● Written problem: In the entries below, find the line containing "Give me the" and the line containing "import * as echarts from 'echarts';". Copy those two lines and everything between them exactly, without the pictures.

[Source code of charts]
------------------------------------------------------------------------

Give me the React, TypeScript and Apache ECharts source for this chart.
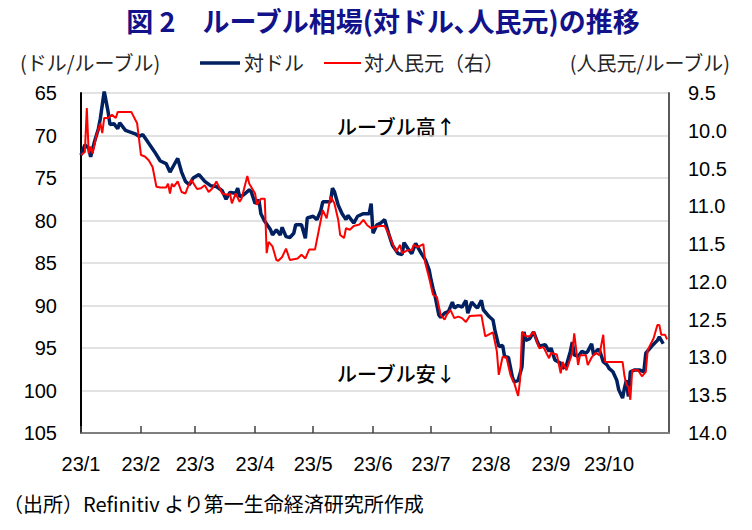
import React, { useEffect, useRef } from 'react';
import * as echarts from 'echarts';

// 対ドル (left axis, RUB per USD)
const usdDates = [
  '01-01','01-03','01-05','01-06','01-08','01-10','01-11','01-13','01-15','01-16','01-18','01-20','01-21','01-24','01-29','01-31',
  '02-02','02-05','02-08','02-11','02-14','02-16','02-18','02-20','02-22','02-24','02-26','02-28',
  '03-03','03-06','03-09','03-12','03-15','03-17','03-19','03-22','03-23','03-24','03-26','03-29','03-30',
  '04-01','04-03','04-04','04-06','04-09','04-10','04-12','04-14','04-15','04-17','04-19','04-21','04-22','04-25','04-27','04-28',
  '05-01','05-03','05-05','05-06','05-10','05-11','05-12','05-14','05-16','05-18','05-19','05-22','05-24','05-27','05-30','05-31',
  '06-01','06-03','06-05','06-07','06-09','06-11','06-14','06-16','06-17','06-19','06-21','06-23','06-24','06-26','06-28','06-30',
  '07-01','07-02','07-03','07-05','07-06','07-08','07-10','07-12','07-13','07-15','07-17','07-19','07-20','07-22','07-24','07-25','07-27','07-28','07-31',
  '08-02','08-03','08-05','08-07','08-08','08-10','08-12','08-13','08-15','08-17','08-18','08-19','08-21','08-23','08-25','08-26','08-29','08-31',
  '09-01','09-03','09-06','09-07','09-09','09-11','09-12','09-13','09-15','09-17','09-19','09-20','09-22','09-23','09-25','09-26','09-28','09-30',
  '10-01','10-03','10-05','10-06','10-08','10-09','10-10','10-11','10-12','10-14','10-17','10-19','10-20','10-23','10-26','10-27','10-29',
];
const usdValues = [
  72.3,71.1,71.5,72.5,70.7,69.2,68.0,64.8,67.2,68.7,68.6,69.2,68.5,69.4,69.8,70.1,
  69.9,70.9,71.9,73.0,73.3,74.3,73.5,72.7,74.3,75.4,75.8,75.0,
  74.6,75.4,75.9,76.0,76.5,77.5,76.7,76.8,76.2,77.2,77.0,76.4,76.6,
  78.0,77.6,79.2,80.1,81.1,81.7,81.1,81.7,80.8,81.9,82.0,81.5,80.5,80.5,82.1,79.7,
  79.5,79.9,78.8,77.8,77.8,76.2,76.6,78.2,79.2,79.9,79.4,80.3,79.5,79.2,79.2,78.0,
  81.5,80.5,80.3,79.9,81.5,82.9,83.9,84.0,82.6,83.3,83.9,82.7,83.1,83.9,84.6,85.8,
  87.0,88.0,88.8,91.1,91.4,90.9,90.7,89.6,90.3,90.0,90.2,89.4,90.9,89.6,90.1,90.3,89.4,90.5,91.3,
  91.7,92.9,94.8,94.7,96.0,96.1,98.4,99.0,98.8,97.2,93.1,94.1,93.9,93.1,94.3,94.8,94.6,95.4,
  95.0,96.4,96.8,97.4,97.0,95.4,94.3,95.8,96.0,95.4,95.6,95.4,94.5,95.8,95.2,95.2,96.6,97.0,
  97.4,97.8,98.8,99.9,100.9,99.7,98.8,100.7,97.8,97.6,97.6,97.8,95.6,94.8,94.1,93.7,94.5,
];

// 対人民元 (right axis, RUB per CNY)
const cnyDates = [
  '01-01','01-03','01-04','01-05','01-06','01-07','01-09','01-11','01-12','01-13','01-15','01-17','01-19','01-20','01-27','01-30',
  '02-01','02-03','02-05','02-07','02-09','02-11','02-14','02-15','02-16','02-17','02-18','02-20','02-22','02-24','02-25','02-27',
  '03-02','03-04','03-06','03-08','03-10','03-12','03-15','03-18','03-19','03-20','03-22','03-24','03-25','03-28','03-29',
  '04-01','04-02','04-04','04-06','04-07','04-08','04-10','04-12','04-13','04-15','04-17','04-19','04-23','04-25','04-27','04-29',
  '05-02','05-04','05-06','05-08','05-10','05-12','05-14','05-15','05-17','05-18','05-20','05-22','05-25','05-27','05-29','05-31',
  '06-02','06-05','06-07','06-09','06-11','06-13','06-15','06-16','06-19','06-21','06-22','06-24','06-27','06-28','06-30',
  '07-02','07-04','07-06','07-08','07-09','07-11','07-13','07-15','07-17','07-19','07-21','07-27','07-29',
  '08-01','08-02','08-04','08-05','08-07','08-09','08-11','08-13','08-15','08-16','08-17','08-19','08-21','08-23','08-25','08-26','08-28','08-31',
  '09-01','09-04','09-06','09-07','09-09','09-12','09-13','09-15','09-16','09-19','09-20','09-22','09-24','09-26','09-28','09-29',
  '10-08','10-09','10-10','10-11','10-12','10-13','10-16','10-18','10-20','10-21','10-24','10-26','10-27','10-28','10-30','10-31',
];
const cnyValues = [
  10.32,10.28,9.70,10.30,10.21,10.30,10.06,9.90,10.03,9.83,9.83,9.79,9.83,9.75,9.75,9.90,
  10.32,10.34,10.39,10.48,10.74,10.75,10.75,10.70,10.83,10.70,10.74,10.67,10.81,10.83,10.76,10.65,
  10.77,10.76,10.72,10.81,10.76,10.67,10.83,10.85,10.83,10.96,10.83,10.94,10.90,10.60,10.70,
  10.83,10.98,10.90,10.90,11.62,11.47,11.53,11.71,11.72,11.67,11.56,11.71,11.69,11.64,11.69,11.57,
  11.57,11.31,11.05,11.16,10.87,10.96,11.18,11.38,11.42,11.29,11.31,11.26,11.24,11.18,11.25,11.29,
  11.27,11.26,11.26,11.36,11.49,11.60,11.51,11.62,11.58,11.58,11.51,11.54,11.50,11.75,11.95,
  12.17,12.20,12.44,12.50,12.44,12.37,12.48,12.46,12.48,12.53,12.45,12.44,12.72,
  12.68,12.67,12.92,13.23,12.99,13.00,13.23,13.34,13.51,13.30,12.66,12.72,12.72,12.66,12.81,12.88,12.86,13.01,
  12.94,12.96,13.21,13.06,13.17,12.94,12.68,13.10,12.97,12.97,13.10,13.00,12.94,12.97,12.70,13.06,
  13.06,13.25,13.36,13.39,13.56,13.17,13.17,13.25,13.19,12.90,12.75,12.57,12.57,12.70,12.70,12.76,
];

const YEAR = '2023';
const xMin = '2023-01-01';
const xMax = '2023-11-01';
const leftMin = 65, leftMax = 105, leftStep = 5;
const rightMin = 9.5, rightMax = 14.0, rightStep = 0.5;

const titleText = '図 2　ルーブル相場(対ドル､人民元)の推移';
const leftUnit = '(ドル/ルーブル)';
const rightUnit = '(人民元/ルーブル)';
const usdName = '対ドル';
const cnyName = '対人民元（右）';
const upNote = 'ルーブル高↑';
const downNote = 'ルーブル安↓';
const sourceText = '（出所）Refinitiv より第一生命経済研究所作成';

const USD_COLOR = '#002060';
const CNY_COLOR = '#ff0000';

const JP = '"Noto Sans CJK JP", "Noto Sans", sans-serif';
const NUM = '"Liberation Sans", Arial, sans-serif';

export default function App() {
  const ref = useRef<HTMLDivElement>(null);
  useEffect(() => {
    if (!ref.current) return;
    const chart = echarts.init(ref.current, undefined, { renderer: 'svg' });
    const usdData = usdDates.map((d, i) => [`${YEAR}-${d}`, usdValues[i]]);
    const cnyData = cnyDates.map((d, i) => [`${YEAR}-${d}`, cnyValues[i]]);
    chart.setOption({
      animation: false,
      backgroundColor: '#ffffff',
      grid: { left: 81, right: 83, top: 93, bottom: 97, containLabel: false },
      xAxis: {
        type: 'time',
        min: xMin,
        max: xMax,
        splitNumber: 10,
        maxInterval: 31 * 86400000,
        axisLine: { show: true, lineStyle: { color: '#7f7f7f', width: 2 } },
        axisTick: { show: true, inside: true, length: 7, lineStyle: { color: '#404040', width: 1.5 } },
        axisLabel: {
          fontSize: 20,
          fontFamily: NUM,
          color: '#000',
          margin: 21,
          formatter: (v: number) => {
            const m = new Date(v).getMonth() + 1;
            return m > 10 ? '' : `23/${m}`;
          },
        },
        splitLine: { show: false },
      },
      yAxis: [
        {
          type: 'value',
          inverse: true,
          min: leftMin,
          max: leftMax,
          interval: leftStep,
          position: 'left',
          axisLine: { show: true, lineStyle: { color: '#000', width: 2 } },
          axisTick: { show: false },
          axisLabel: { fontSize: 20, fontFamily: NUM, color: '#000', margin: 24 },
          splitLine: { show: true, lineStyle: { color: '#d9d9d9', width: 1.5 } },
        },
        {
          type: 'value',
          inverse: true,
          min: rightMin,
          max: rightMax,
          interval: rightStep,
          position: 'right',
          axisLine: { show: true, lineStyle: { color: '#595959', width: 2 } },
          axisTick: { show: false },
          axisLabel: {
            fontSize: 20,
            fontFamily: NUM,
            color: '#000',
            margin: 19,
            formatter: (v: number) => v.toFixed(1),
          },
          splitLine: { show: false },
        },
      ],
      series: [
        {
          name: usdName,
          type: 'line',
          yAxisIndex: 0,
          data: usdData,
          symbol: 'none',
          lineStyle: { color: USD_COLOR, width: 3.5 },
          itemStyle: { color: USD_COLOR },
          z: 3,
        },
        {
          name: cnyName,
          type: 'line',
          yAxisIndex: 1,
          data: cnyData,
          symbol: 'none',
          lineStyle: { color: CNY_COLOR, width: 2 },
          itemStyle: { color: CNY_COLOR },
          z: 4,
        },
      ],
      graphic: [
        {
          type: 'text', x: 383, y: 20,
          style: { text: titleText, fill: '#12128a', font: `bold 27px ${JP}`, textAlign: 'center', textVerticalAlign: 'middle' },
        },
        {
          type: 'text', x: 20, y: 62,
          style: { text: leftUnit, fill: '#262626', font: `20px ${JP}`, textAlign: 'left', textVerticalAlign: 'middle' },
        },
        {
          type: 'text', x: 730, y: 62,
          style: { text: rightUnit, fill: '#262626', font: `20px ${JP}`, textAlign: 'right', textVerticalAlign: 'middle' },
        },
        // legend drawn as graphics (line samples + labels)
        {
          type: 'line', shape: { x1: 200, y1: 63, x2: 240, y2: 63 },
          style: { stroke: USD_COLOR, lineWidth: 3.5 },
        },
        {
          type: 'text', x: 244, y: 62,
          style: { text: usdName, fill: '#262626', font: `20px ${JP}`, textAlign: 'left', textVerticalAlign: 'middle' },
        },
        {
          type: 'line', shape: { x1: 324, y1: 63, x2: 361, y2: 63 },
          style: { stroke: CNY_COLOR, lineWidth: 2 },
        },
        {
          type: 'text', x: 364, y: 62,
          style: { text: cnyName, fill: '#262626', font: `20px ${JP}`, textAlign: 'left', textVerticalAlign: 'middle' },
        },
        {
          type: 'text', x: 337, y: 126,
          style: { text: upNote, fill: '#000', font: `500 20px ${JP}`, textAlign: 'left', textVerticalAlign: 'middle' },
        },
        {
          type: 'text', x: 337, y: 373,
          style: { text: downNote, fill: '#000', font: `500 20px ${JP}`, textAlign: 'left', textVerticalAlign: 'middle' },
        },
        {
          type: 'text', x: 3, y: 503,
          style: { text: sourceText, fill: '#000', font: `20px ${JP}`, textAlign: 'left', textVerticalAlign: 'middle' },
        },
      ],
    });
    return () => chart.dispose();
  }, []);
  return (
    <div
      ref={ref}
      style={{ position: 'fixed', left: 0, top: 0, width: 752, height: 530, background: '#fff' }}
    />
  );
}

------------------------------------------------------------------------

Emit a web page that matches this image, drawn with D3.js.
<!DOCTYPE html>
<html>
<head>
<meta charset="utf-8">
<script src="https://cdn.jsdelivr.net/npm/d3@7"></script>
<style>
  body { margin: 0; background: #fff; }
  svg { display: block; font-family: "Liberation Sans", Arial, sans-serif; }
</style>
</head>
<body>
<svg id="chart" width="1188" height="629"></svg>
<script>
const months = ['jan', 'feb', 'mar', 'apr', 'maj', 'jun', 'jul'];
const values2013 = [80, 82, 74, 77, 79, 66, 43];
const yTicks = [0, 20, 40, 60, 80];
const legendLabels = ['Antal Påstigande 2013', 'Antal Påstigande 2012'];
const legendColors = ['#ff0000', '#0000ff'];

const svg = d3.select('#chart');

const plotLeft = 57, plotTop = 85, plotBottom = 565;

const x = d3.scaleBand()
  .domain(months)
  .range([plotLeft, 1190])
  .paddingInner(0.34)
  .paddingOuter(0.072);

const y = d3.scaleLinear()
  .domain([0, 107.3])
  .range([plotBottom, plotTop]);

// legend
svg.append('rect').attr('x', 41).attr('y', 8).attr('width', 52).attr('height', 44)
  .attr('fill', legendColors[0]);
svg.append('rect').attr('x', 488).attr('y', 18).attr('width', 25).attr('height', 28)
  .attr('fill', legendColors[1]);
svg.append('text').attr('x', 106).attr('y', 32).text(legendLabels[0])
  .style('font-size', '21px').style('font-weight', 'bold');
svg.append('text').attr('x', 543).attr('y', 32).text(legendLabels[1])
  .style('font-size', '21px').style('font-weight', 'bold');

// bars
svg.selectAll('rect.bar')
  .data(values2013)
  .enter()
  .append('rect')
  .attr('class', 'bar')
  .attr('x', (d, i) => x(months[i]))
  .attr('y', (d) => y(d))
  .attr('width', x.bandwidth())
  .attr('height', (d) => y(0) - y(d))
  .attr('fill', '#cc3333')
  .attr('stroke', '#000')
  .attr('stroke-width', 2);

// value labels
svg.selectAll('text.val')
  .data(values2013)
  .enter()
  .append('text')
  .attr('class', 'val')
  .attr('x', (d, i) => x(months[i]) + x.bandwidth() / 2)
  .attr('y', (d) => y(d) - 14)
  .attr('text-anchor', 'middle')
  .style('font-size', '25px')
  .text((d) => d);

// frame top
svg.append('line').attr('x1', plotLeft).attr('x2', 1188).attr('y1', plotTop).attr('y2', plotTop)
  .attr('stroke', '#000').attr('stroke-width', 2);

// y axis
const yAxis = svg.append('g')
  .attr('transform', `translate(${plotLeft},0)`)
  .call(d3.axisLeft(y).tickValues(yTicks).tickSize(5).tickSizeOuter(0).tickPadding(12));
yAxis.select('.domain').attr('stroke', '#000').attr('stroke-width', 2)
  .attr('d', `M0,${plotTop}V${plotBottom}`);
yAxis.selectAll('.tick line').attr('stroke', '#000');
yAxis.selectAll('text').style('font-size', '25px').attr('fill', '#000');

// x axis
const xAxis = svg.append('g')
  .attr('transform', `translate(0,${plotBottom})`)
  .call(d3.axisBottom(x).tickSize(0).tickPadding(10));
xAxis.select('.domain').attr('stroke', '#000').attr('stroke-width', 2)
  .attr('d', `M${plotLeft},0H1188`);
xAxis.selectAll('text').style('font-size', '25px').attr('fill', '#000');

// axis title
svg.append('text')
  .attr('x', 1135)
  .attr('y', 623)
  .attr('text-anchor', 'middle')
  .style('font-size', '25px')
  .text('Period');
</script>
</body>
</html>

------------------------------------------------------------------------

● Solution to the problem:
Give me the React, TypeScript and Apache ECharts source for this chart.
import React, { useEffect, useRef } from 'react';
import * as echarts from 'echarts';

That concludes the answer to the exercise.